The mechanical system can either be used to point the bulb upwards and downwards, or it can work to partially block and unblock it.

Each bulb's reflector can also be moved and this includes both vertically and sideways. Some cars even go further and automatically move the reflector sideways when the car is making a turn in that direction, allowing you to see better.

What this means is that there are no down times, once the Xenon bulb gets switched on. You flick a switch and the bulb's beam is immediately redirected in full brightness.

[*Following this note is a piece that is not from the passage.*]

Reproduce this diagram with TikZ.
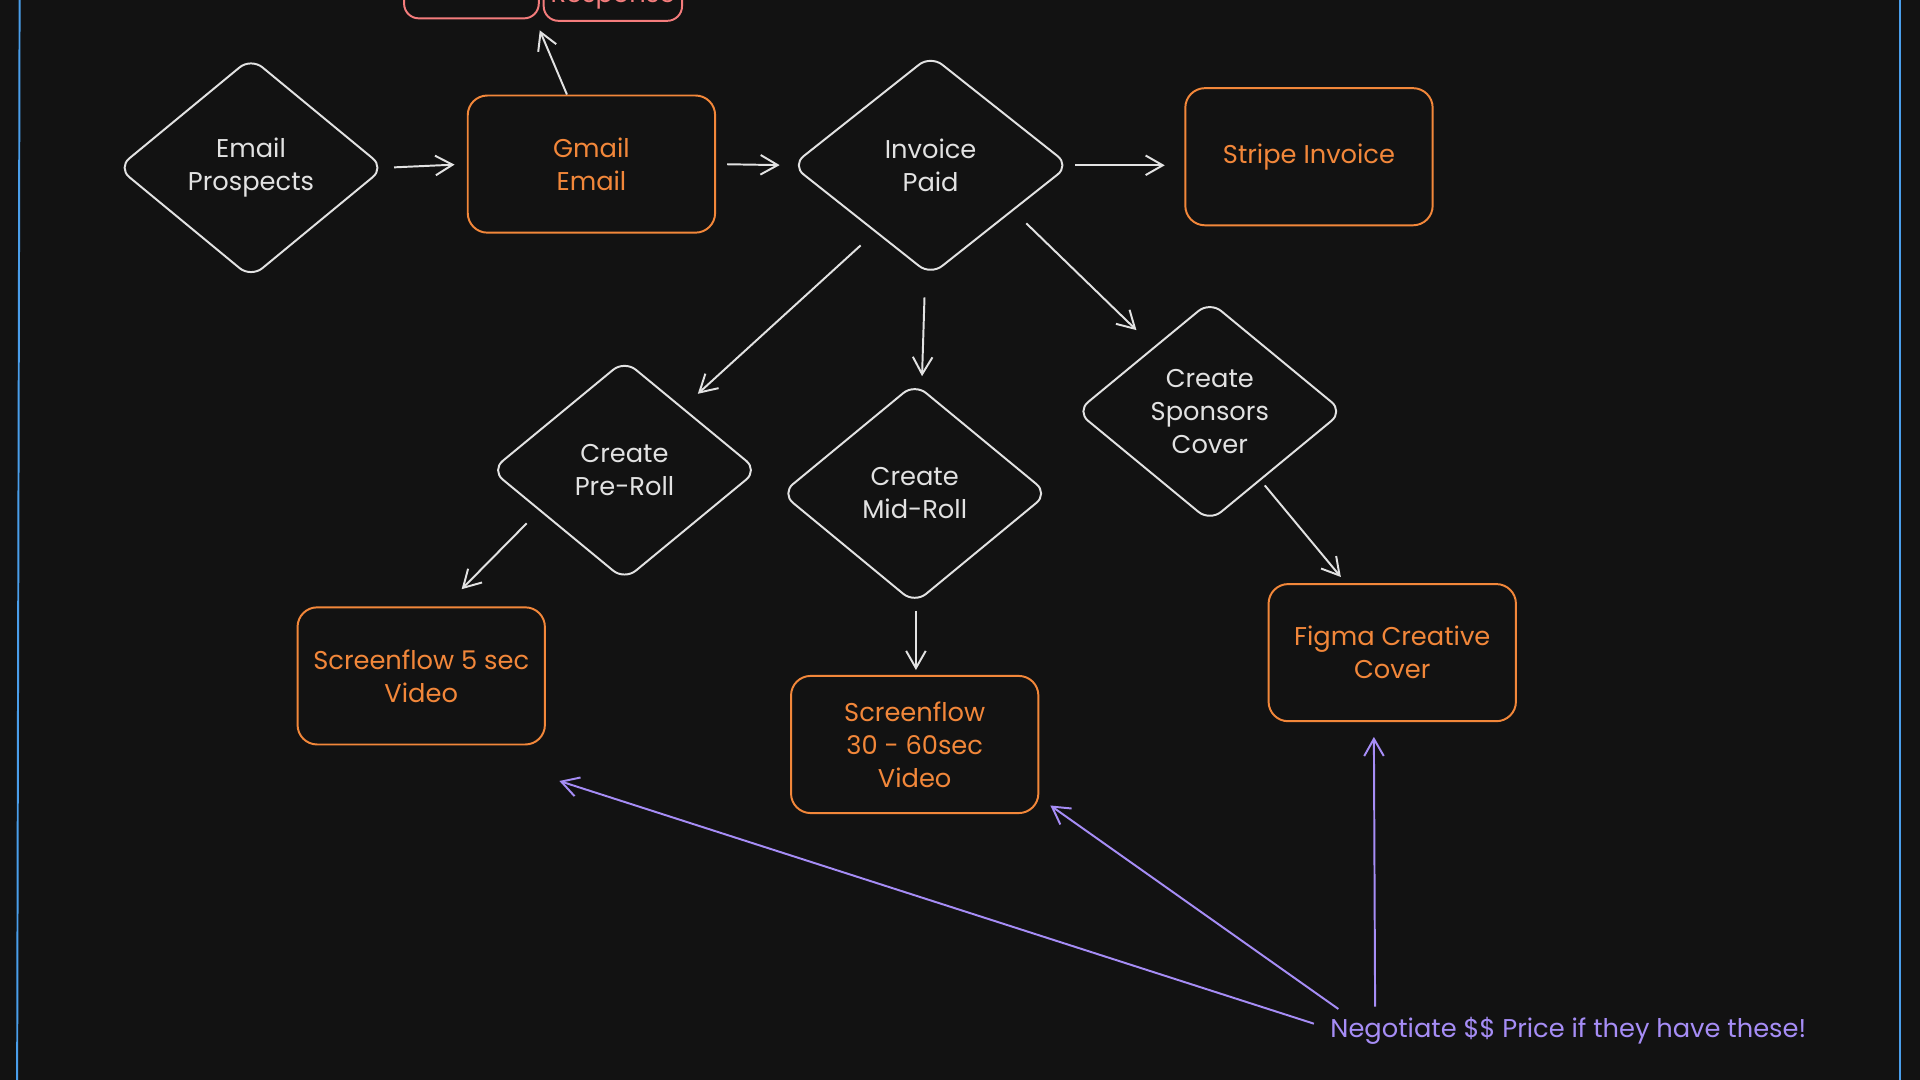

These features make the bi-Xenon technology interesting and with lots of potential for the future. One major downside though is the reliance on mechanical systems, which theoretically fail with time.

Pros

  • Lower cost. The first obvious advantage of having a bi-Xenon system is the cost savings since you use just one bulb per headlight. When the time to change the bulb comes, there is only one bulb to change. Xenon bulbs generally last longer than halogen bulbs, and this brings the extra advantage of less frequent bulb changes than a Xenon system.
  • Improved visibility. Xenon bulbs create more illumination than halogen bulbs. When driving with a high beam powered by a Xenon bulb, then the difference is clear. You see further ahead of you, you see further to your right and left sides, plus you see tiny details more clearly than is possible with a halogen beam.
  • Convenience. Although the beam change is mechanical, it's still controlled by the car's electronic system, so all you need to do is flip a switch or lever and it's done.
  • Blueish-white light is cool. In addition to providing more illumination and safety, the bluish-white light of Xenon bulbs is nice, trendy, and modern. It's cool.

Cons

  • Possible mechanical failure. One thing about mechanical systems with moving parts is that they are bound to develop issues. Although this is also true with bi-Xenon systems, these moving parts are usually properly engineered to make it highly unlikely to develop any problem for decades to come.
  • The issue with fogs. Bi-Xenon headlights may be powerful, but they are still no match for fogs. You'll need extra fog lights if you often drive through fogs.

Making the Right Choice

Xenon and bi-Xenon systems each offer their unique advantages and disadvantages. It's left for you to make a choice from their features, based on what you need and what you don't need. Following is a quick overview of these features.



Xenon

Bi-Xenon

Low beam

Xenon bulb

Xenon bulb

High beam

Halogen bulb

Xenon bulb

Number of bulbs

2 bulbs per headlight

1 bulb per headlight

Beam changing

Electrical

Mechanical

Cost

Higher cost

Lower cost

Energy efficiency

Average

More efficient

Bi-Xenon headlights are the more modern, efficient, and cheaper to manage systems. It would seem that the bi-Xenon is the sensible and correct choice, but then, people are different.

You may prefer the warm, yellowish glow of halogen bulbs and not mind making more bulb changes. In such a case, the Xenon/halogen headlight could be ideal.

On the other hand, if you do like the bright, energy-efficient, and modern look of Xenon bulbs, then you should definitely consider the bi-Xenon.